*What the task asks*:
Here are some records; quote them exactly, leaving out the pictures.
━━━━━━━━━━━━━━━━━━━━━━━━━━━━━━
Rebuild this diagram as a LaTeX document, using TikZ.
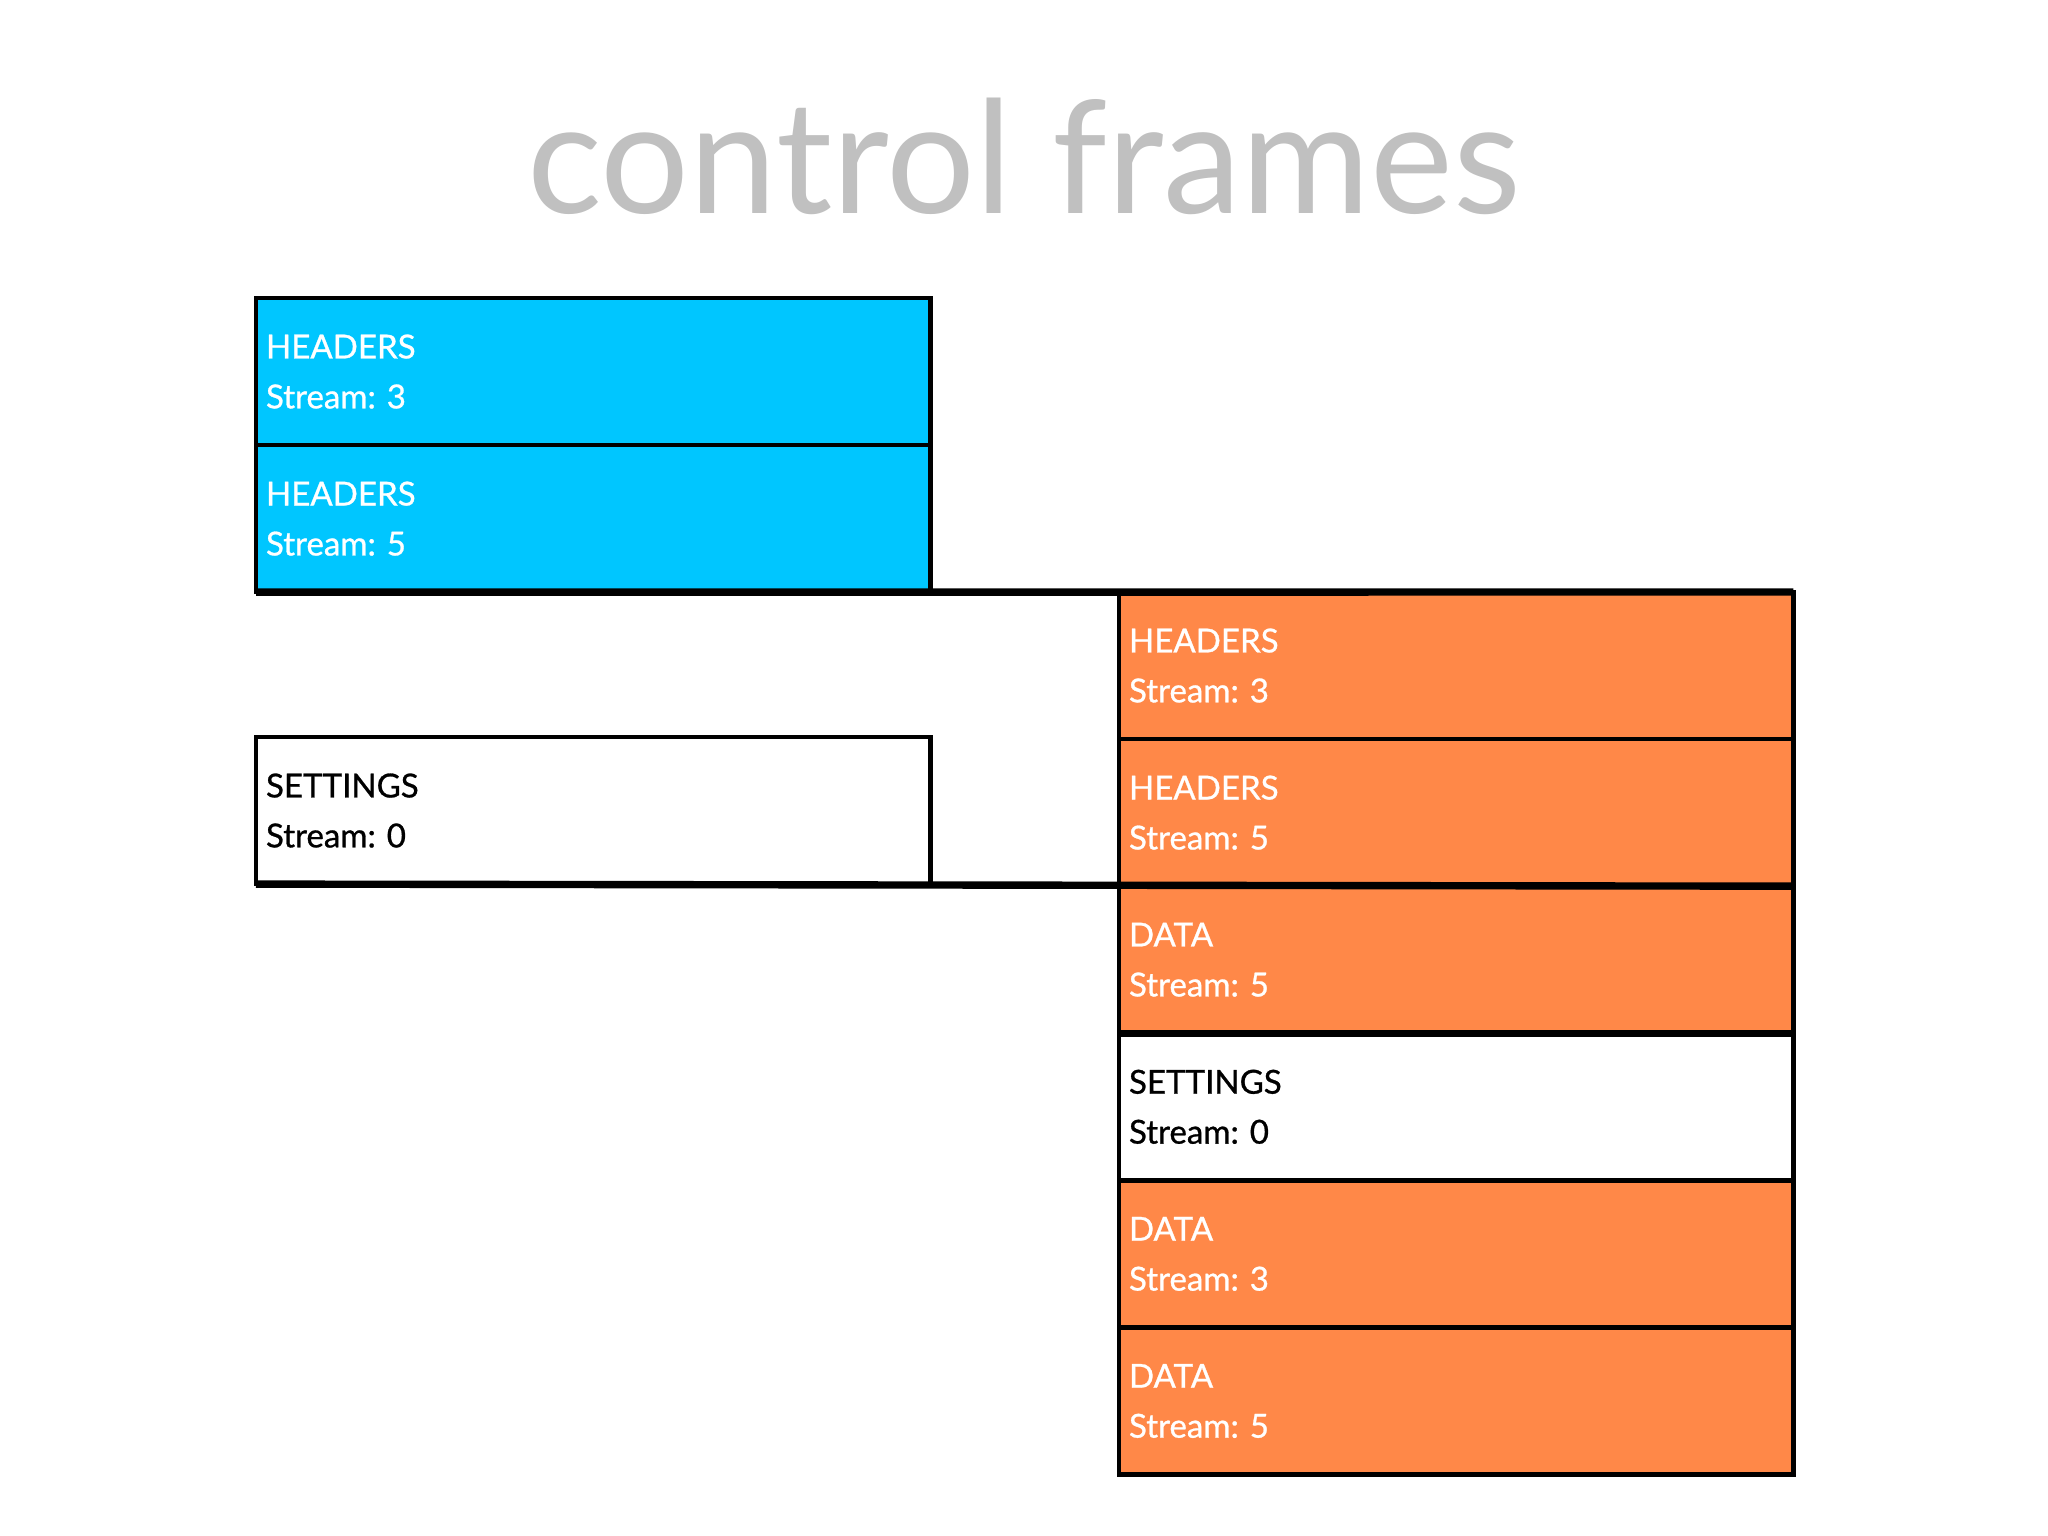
\documentclass[tikz,border=0pt]{standalone}
\usepackage{fontspec}
\setmainfont{Lato}
\newfontfamily\framefont[FakeBold=0.8]{Lato}
\frenchspacing
\usetikzlibrary{positioning}
\definecolor{sentblue}{RGB}{0,198,255}
\definecolor{recvorange}{RGB}{255,136,72}
\definecolor{titlegray}{RGB}{192,192,192}
\tikzset{
  framebox/.style={draw=black, line width=1.3pt, minimum width=6.74cm, minimum height=1.47cm,
    text width=6.54cm, align=left, inner xsep=0.1cm, inner ysep=0pt, outer sep=0pt,
    font=\framefont\fontsize{9.4}{14.2}\selectfont},
  sent/.style={framebox, fill=sentblue, text=white},
  recv/.style={framebox, fill=recvorange, text=white},
  ctrl/.style={framebox, fill=white, text=black},
  thickline/.style={line width=2.1pt}
}
\begin{document}
\begin{tikzpicture}[x=0.01cm,y=-0.01cm]
  \useasboundingbox (0,0) rectangle (2048,1536);
  \node[font=\fontsize{44.6}{44.6}\selectfont, text=titlegray, anchor=base] (title) at (1024,213) {control frames};
  % client side
  \node[sent, anchor=north west] (ch3) at (256,298) {HEADERS\\Stream: 3};
  \node[sent, below=0pt of ch3] (ch5) {HEADERS\\Stream: 5};
  \node[ctrl, anchor=north west] (cset) at (256,737) {SETTINGS\\Stream: 0};
  % server side
  \node[recv, anchor=north west] (sh3) at (1119,592) {HEADERS\\Stream: 3};
  \node[recv, below=0pt of sh3] (sh5) {HEADERS\\Stream: 5};
  \node[recv, below=0pt of sh5] (sd5) {DATA\\Stream: 5};
  \node[ctrl, below=0pt of sd5] (sset) {SETTINGS\\Stream: 0};
  \node[recv, below=0pt of sset] (sd3) {DATA\\Stream: 3};
  \node[recv, below=0pt of sd3] (sd5b) {DATA\\Stream: 5};
  % boundaries
  \draw[thickline] (ch5.south west) -- (sh3.north east);
  \draw[thickline] (cset.south west) -- (sh5.south east);
  \draw[thickline] (sd5.south west) -- (sd5.south east);
\end{tikzpicture}
\end{document}
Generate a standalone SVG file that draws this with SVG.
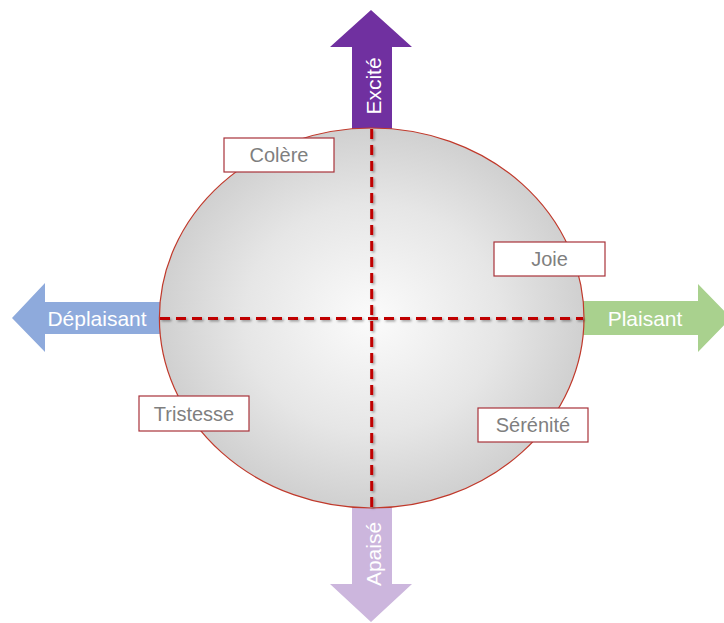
━━━━━━━━━━━━━━━━━━━━━━━━━━━━━━
*Result for this task*:
Rebuild this diagram as a LaTeX document, using TikZ.
\documentclass[tikz,border=0pt]{standalone}
\usepackage{fontspec}
\setmainfont{Lato}
\newfontfamily\framefont[FakeBold=0.8]{Lato}
\frenchspacing
\usetikzlibrary{positioning}
\definecolor{sentblue}{RGB}{0,198,255}
\definecolor{recvorange}{RGB}{255,136,72}
\definecolor{titlegray}{RGB}{192,192,192}
\tikzset{
  framebox/.style={draw=black, line width=1.3pt, minimum width=6.74cm, minimum height=1.47cm,
    text width=6.54cm, align=left, inner xsep=0.1cm, inner ysep=0pt, outer sep=0pt,
    font=\framefont\fontsize{9.4}{14.2}\selectfont},
  sent/.style={framebox, fill=sentblue, text=white},
  recv/.style={framebox, fill=recvorange, text=white},
  ctrl/.style={framebox, fill=white, text=black},
  thickline/.style={line width=2.1pt}
}
\begin{document}
\begin{tikzpicture}[x=0.01cm,y=-0.01cm]
  \useasboundingbox (0,0) rectangle (2048,1536);
  \node[font=\fontsize{44.6}{44.6}\selectfont, text=titlegray, anchor=base] (title) at (1024,213) {control frames};
  % client side
  \node[sent, anchor=north west] (ch3) at (256,298) {HEADERS\\Stream: 3};
  \node[sent, below=0pt of ch3] (ch5) {HEADERS\\Stream: 5};
  \node[ctrl, anchor=north west] (cset) at (256,737) {SETTINGS\\Stream: 0};
  % server side
  \node[recv, anchor=north west] (sh3) at (1119,592) {HEADERS\\Stream: 3};
  \node[recv, below=0pt of sh3] (sh5) {HEADERS\\Stream: 5};
  \node[recv, below=0pt of sh5] (sd5) {DATA\\Stream: 5};
  \node[ctrl, below=0pt of sd5] (sset) {SETTINGS\\Stream: 0};
  \node[recv, below=0pt of sset] (sd3) {DATA\\Stream: 3};
  \node[recv, below=0pt of sd3] (sd5b) {DATA\\Stream: 5};
  % boundaries
  \draw[thickline] (ch5.south west) -- (sh3.north east);
  \draw[thickline] (cset.south west) -- (sh5.south east);
  \draw[thickline] (sd5.south west) -- (sd5.south east);
\end{tikzpicture}
\end{document}
Generate a standalone SVG file that draws this with SVG.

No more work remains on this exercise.